Task objective: Retype the data exactly, from its first line to the line containing "nan = np.nan", including both, and skip any picture.
[start]
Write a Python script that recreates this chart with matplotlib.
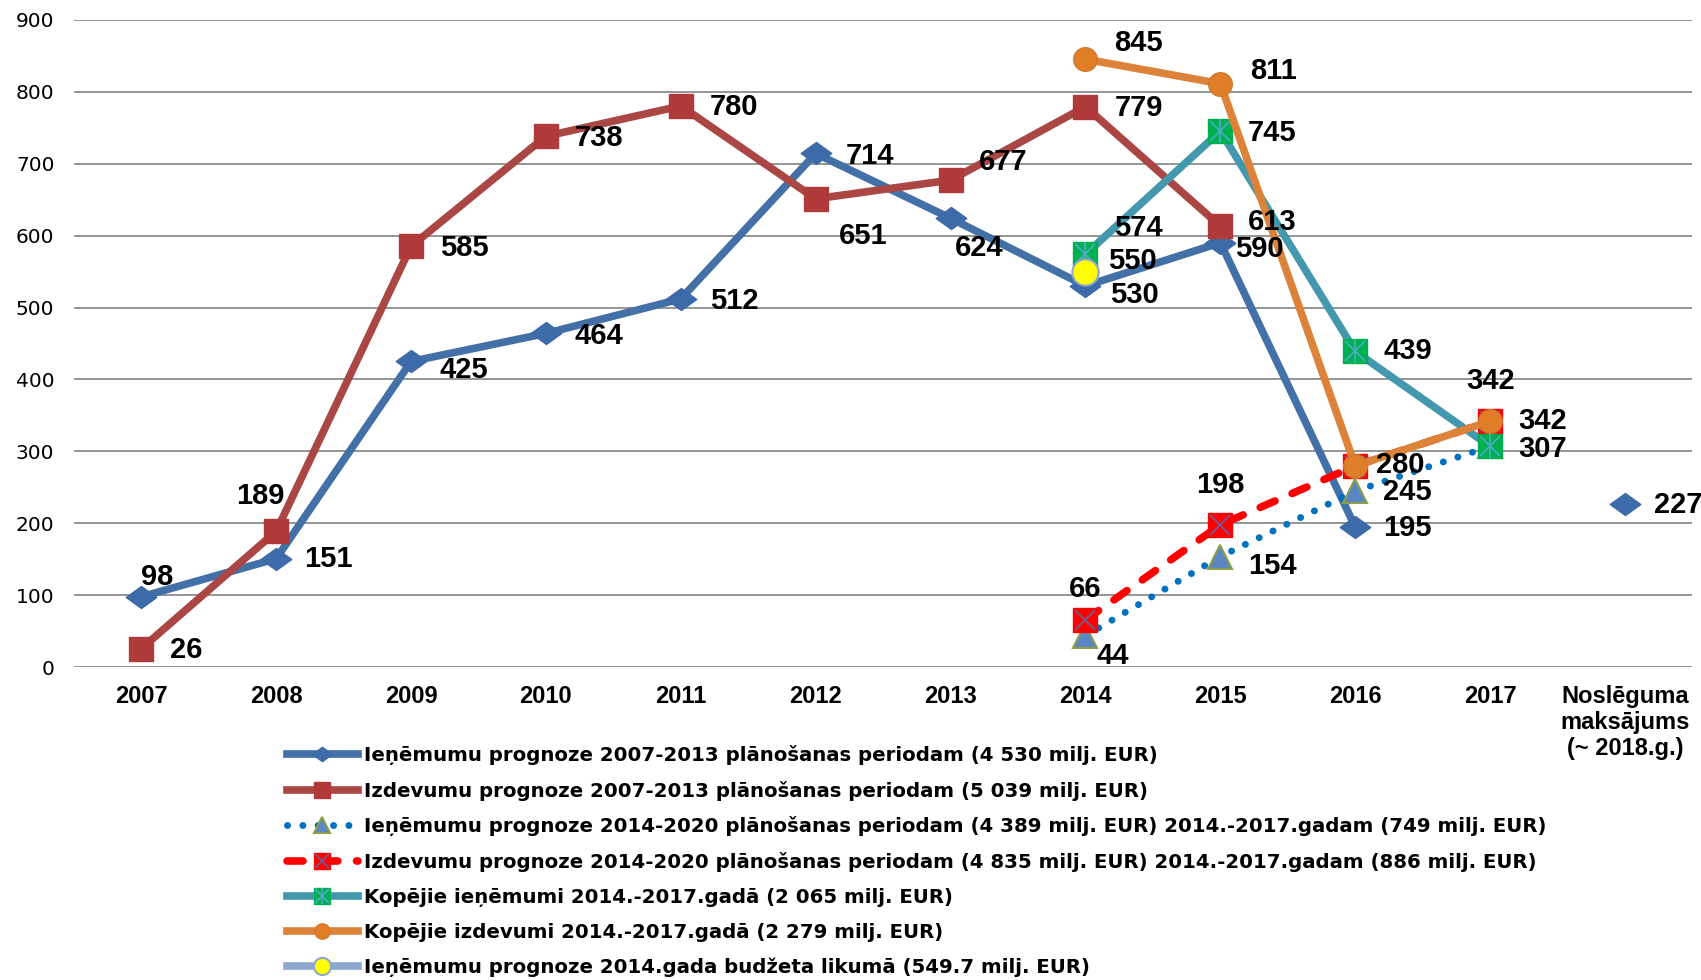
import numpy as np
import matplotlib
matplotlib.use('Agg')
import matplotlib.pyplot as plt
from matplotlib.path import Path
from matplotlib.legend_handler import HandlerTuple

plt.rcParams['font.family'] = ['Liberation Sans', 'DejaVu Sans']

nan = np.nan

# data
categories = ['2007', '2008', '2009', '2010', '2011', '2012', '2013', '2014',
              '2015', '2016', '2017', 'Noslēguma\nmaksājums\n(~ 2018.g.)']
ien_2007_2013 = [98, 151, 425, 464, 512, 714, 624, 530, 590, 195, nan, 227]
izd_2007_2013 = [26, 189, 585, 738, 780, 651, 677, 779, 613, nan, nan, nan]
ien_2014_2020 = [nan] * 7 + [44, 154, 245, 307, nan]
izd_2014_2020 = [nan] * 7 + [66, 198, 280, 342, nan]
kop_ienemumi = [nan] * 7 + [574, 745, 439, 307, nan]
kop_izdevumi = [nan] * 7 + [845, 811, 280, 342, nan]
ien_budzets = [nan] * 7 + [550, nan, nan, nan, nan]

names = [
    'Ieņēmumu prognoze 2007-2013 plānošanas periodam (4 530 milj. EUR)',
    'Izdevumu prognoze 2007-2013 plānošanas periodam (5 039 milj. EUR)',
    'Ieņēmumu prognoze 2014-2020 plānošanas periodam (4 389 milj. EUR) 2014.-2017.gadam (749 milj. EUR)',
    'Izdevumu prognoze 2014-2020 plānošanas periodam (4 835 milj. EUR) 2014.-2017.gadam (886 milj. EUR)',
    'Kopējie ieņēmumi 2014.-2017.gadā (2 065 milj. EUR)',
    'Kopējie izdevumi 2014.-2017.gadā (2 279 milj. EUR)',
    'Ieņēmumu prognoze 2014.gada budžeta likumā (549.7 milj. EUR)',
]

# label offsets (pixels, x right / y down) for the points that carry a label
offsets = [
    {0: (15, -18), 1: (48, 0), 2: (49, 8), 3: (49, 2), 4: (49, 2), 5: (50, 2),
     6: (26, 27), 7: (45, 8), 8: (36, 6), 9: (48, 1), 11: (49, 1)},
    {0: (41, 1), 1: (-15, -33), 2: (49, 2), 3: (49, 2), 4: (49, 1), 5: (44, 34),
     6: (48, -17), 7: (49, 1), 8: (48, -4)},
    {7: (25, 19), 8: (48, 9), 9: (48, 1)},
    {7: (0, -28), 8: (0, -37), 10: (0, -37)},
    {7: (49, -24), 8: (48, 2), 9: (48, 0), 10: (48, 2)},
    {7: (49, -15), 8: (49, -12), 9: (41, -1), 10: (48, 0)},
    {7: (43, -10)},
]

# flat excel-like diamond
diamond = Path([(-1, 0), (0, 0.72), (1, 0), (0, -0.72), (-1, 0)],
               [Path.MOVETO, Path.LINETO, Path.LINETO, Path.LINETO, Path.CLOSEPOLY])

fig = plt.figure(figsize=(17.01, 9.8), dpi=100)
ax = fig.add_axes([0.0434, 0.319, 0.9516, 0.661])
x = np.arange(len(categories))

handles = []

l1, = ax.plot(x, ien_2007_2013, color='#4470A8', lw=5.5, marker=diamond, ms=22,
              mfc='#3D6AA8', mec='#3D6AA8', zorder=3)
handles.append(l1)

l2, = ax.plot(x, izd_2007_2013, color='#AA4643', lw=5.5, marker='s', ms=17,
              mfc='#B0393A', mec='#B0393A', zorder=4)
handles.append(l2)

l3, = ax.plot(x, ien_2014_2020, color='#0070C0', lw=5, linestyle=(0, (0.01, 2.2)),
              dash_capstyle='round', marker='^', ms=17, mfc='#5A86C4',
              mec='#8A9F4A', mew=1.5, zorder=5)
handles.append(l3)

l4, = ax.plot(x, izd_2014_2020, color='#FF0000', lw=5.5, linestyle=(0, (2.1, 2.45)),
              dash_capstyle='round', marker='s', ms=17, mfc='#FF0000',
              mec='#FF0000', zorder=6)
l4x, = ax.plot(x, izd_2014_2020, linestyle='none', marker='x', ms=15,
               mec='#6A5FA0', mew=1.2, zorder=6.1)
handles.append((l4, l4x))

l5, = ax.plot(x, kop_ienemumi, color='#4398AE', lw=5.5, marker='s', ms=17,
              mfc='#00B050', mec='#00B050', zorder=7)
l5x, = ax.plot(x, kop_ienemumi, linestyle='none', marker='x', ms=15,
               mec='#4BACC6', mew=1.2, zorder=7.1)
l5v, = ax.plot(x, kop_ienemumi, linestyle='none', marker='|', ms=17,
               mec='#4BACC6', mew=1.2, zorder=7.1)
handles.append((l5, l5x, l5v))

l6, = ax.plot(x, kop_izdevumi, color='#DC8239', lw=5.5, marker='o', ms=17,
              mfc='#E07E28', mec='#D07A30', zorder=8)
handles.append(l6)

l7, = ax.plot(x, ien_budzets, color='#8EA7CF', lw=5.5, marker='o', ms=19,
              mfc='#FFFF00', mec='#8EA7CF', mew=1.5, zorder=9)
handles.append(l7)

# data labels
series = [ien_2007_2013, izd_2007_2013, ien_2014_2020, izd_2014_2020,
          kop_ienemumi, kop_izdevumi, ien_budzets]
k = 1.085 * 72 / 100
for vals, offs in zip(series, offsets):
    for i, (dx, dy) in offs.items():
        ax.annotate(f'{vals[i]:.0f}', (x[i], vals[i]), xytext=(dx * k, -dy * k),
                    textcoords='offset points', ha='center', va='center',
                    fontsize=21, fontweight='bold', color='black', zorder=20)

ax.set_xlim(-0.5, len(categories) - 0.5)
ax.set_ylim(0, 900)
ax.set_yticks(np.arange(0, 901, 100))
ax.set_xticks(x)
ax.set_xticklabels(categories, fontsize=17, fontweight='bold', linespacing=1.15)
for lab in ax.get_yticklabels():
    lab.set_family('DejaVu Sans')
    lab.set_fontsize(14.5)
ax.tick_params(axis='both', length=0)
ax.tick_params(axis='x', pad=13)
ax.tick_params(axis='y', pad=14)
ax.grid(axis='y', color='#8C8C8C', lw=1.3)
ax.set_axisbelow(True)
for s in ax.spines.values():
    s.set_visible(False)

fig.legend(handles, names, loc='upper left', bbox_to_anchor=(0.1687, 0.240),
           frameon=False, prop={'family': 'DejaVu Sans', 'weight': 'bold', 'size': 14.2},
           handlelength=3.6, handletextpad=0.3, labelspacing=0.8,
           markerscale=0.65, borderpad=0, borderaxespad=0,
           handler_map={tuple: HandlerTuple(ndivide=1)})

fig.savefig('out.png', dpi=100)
[end]
Exercise answer:
Write a Python script that recreates this chart with matplotlib.
import numpy as np
import matplotlib
matplotlib.use('Agg')
import matplotlib.pyplot as plt
from matplotlib.path import Path
from matplotlib.legend_handler import HandlerTuple

plt.rcParams['font.family'] = ['Liberation Sans', 'DejaVu Sans']

nan = np.nan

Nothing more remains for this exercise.